At first Eddie Gein did not admit to any of the killings. However, after more than a day of silence he told the horrible story of how he had killed Mrs Worden and where he had acquired the other body parts that were found in his house. Ed said that he had stolen them from local graves, but insisted that he had not killed any of the people whose remains were found, with the exception of Mrs Worden. However, after days of intense interrogation he finally admitted to killing Mary Hogan.
Ed Gein showed no signs of remorse or emotion when he talked about the murders and his graverobbing escapades. He spoke very matter-of-factly, even cheerfully at times. He had no concept of the enormity of his crimes.

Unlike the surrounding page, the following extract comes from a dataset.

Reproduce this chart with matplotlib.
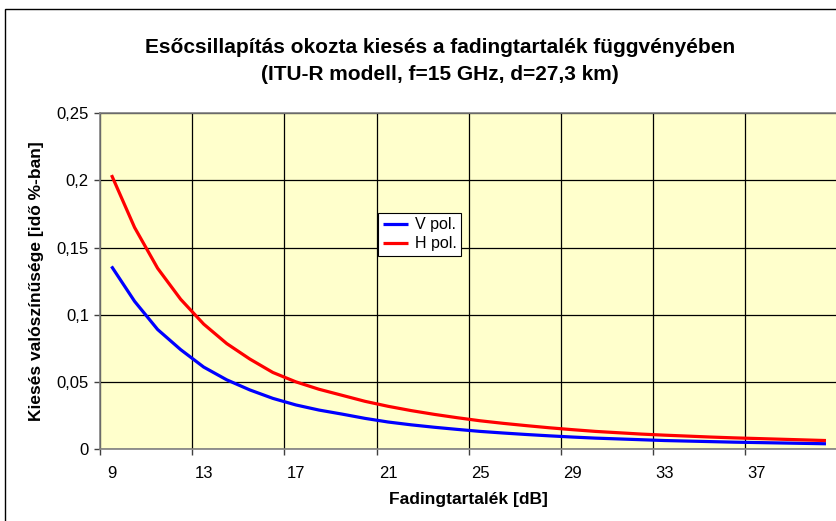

With investigators unable to prove that he killed the other missing persons, Ed Gein was convicted of the murders of Mary Hogan and Bernice Worden but later found not guilty on the grounds of insanity. Ed’s nocturnal lifestyle inspired author Robert Bloch to write a book about the deranged motelier Norman Bates, a character based loosely on Ed, on which Hitchcock based his movie Psycho.
Until Ed Gein came along, the civilised world had never known of such depravities. Psycho made Ed a household name and he became a cult hero. He died behind bars in July 1984 and was buried alongside his mother, not far from the many graves he had robbed years earlier.
In 1991 Ed was the inspiration for another famous fictional serial killer, Buffalo Bill, in the screen adaptation of Thomas Harris’ novel, The Silence of the Lambs. But this time the serial killer didn’t have a passion for digging up dead women. Instead, Bill was inspired by Ed’s dressmaking techniques and preference for using freshly murdered women’s skin to make satin and silks for making garments for his winter dress collection.